St. Joseph’s Hospital

North Bay, ON

Dear Em,

I don’t know whether to tell you to come and don your battle garb or to stay as far away from the Dafoe Nursery as possible. You are still coming down this Friday, aren’t you? I’m not entirely joking when I say that you should try and lay your hands on some arsenal. Does your father, perhaps, have a rifle?

Let me reassure you, the girls are fine. Annette is so chubby these days you can plunk her down on a blanket and she just sits there gurgling and blinking at you like the presiding cherub. You couldn’t tip her sideways if you tried. Even the little ones, émilie and Marie, are filling out beautifully. Those two are as thick as thieves, always clutching and burbling at one another. Cécile, Yvonne, and Annette all have their upper front teeth coming in and are starting to look like bunny rabbits, and all five of them have hair that is darker and thicker than ever. Their eyelashes are long and lovely, and they will flutter them at you coquettishly if you attempt to deny them a thing.

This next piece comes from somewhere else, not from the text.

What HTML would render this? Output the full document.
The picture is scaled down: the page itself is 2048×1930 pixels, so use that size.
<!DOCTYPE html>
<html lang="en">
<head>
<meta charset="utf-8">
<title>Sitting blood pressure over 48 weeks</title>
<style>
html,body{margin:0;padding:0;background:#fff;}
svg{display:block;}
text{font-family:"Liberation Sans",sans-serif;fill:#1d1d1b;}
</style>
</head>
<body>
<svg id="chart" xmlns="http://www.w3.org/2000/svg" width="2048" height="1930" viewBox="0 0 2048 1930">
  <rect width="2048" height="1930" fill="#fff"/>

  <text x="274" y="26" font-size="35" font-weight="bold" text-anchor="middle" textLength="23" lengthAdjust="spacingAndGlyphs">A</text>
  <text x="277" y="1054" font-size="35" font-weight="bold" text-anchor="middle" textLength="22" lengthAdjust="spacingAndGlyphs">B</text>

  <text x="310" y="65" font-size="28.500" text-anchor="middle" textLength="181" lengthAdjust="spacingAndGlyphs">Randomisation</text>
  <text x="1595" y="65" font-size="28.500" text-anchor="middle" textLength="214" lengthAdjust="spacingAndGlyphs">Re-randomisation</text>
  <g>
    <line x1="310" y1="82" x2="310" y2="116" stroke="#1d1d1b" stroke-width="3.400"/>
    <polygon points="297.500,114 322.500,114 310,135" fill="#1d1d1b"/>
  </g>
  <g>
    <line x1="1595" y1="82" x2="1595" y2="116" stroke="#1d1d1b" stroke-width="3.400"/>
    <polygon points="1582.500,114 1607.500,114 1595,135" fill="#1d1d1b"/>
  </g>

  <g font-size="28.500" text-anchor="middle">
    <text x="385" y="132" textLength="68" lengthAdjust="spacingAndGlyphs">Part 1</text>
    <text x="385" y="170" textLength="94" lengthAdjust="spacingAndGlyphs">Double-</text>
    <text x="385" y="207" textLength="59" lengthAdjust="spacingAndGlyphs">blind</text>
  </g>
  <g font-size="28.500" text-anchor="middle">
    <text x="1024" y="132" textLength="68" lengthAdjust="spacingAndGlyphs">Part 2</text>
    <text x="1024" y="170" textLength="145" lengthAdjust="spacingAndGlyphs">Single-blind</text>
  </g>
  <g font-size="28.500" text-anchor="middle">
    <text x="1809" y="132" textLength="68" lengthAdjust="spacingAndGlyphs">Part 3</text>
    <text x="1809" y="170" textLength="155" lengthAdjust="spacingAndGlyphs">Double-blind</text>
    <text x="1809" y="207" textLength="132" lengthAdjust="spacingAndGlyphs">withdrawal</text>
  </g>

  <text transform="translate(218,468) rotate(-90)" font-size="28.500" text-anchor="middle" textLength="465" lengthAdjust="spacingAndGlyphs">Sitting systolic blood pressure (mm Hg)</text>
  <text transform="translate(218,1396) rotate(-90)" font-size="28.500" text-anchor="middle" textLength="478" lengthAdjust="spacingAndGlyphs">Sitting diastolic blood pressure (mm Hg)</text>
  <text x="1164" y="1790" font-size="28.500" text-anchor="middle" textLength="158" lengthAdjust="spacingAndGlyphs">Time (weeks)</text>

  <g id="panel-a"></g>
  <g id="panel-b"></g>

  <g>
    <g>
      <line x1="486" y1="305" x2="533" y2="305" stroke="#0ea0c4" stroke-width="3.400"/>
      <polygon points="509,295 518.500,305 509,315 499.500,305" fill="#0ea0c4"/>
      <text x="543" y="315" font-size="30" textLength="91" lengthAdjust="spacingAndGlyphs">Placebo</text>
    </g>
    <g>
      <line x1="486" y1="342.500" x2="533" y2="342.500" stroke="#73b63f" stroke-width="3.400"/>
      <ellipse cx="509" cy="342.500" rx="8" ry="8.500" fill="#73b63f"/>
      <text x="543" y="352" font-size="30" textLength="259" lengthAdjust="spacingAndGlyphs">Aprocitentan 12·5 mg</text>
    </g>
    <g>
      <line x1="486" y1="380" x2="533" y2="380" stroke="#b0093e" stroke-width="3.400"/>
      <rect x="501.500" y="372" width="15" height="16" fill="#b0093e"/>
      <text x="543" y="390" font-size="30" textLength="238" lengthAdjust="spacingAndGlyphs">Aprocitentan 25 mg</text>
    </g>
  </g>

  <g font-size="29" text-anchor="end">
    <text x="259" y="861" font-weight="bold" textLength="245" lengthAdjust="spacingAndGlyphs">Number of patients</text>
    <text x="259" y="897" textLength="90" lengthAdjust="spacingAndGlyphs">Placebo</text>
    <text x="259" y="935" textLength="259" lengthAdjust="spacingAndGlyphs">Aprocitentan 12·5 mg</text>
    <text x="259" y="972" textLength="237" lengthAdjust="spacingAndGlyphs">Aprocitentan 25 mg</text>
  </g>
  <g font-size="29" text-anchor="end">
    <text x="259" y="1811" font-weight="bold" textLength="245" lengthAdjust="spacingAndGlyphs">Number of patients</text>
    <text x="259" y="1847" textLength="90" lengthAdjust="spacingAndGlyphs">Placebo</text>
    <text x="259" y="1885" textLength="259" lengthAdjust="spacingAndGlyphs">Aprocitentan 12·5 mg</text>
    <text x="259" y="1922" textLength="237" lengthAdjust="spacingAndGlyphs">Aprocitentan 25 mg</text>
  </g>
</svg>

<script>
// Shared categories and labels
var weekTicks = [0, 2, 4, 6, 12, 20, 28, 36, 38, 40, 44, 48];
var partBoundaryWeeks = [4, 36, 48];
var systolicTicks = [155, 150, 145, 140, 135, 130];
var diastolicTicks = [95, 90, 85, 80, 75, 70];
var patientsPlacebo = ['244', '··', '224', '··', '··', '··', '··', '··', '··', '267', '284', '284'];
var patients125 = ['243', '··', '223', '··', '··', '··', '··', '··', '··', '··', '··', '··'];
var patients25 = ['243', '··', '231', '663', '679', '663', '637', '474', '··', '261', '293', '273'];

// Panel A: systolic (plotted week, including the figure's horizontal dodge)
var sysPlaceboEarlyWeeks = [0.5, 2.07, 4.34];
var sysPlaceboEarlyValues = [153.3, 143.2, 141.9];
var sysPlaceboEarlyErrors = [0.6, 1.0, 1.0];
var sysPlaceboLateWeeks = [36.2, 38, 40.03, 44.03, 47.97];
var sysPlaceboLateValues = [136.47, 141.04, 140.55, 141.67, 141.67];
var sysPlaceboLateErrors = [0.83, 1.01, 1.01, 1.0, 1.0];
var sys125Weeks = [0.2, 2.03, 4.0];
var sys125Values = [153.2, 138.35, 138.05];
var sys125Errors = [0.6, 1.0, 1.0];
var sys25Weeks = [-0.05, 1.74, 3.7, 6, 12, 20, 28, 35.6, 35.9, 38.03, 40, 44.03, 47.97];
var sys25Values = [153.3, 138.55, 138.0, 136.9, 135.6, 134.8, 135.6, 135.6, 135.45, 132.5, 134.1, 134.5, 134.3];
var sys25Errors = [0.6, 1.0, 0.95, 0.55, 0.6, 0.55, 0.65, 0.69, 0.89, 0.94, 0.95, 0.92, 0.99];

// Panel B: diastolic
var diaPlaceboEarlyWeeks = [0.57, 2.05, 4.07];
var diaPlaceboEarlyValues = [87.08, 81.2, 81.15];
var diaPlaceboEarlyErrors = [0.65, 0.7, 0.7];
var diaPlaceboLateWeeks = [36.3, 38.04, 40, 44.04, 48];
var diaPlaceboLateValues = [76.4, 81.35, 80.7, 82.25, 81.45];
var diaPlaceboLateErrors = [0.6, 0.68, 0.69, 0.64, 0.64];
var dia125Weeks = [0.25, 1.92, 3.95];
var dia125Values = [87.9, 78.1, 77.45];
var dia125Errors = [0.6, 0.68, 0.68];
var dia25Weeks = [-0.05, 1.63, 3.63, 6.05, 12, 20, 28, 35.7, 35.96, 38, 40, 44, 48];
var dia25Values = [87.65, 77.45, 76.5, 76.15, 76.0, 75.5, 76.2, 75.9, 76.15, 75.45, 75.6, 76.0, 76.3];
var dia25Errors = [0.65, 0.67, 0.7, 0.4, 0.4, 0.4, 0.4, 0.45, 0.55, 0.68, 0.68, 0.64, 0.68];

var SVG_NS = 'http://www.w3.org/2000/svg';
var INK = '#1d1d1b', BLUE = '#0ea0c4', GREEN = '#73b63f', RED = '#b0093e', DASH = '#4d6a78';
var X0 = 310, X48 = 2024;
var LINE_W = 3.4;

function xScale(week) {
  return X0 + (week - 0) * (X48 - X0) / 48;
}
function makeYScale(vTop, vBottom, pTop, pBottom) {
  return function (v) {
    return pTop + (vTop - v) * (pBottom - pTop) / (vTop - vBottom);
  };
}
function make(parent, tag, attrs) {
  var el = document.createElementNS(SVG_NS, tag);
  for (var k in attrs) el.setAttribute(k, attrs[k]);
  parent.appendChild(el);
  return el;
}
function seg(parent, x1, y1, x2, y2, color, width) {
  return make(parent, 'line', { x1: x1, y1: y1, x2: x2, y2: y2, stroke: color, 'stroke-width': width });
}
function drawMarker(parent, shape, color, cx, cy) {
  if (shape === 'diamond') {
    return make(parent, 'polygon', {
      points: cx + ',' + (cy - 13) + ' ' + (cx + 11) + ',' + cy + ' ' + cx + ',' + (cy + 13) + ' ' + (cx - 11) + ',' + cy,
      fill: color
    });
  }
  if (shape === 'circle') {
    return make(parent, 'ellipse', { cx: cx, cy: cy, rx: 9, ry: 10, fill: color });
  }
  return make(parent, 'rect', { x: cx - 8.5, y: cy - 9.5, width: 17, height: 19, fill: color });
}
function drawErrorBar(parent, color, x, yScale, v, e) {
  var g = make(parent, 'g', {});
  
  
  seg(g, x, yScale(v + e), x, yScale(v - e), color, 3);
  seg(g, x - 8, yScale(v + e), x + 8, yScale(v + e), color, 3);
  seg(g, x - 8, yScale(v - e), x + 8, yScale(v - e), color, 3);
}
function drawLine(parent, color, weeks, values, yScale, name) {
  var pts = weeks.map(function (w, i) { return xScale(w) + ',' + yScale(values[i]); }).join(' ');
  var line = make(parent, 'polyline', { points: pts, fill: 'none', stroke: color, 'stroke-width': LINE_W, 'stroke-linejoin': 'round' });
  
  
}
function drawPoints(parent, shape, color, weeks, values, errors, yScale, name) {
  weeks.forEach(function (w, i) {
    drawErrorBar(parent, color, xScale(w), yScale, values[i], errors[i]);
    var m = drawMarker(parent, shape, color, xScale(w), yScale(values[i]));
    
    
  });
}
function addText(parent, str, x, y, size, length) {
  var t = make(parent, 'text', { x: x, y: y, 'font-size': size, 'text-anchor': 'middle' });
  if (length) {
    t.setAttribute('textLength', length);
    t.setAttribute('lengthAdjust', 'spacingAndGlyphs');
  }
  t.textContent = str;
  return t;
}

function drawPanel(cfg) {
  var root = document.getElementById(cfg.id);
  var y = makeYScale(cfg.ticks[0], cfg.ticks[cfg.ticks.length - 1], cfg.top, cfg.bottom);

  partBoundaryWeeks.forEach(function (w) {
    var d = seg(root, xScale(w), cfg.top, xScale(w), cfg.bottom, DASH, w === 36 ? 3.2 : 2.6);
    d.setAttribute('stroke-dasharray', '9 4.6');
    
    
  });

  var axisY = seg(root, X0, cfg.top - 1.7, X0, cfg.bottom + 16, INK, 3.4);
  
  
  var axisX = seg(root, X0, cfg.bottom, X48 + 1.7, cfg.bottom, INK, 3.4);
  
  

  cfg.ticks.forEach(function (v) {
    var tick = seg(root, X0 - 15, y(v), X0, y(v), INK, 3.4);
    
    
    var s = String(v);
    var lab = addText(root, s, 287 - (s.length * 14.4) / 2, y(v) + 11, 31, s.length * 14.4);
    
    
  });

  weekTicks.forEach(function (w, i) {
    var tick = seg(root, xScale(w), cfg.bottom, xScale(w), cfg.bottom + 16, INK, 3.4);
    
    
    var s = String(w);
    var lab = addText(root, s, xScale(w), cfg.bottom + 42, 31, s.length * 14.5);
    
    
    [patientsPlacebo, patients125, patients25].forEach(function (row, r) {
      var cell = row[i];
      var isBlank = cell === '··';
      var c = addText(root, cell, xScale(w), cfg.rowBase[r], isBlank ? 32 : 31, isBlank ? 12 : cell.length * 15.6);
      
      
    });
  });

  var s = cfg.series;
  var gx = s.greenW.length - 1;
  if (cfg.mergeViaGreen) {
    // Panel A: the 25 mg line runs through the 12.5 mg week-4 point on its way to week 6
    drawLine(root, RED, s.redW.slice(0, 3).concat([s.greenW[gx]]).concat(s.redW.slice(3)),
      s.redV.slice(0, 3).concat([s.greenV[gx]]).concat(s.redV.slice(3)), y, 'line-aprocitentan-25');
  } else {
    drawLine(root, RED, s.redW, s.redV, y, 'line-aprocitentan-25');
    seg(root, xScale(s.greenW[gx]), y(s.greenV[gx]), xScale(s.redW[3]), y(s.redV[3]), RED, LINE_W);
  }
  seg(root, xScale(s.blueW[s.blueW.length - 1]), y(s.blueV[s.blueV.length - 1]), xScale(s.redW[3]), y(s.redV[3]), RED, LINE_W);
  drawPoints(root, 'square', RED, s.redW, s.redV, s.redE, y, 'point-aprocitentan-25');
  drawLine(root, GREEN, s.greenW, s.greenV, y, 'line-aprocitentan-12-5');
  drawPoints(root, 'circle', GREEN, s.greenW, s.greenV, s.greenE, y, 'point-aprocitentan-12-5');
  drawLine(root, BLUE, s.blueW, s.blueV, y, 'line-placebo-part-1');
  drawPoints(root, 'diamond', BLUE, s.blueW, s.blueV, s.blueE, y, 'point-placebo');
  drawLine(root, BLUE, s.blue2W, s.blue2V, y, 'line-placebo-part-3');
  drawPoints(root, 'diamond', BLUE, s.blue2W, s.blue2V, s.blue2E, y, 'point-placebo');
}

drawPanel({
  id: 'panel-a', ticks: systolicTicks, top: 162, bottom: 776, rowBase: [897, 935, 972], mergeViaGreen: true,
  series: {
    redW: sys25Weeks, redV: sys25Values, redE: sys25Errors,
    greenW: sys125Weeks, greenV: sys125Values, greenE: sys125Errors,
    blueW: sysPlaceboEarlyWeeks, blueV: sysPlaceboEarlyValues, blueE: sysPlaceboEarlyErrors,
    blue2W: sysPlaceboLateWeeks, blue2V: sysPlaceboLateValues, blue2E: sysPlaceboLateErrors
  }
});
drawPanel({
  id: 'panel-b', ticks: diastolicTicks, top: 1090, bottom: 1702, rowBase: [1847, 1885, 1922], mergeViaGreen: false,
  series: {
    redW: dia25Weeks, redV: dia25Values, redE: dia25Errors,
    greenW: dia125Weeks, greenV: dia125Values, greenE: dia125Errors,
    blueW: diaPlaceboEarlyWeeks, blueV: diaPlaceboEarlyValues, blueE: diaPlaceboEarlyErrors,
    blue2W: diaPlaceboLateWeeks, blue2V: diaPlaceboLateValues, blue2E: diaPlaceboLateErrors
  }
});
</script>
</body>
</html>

So why the rifle? It started two days ago. Nurse Garnier and I had managed to get all of the girls bathed, weighed, measured, dressed, and fed their breakfast and cod-liver oil and were waiting for Dr. Dafoe’s daily visit. All at once we heard a door slam followed by loud voices, and an instant later, Mme. Dionne burst into the playroom. As you know, the Captain has extraordinarily strict rules about visitors, and the Dionnes are only permitted to visit between 11:00 A.M. and noon, or 3:00 P.M. and 4:00.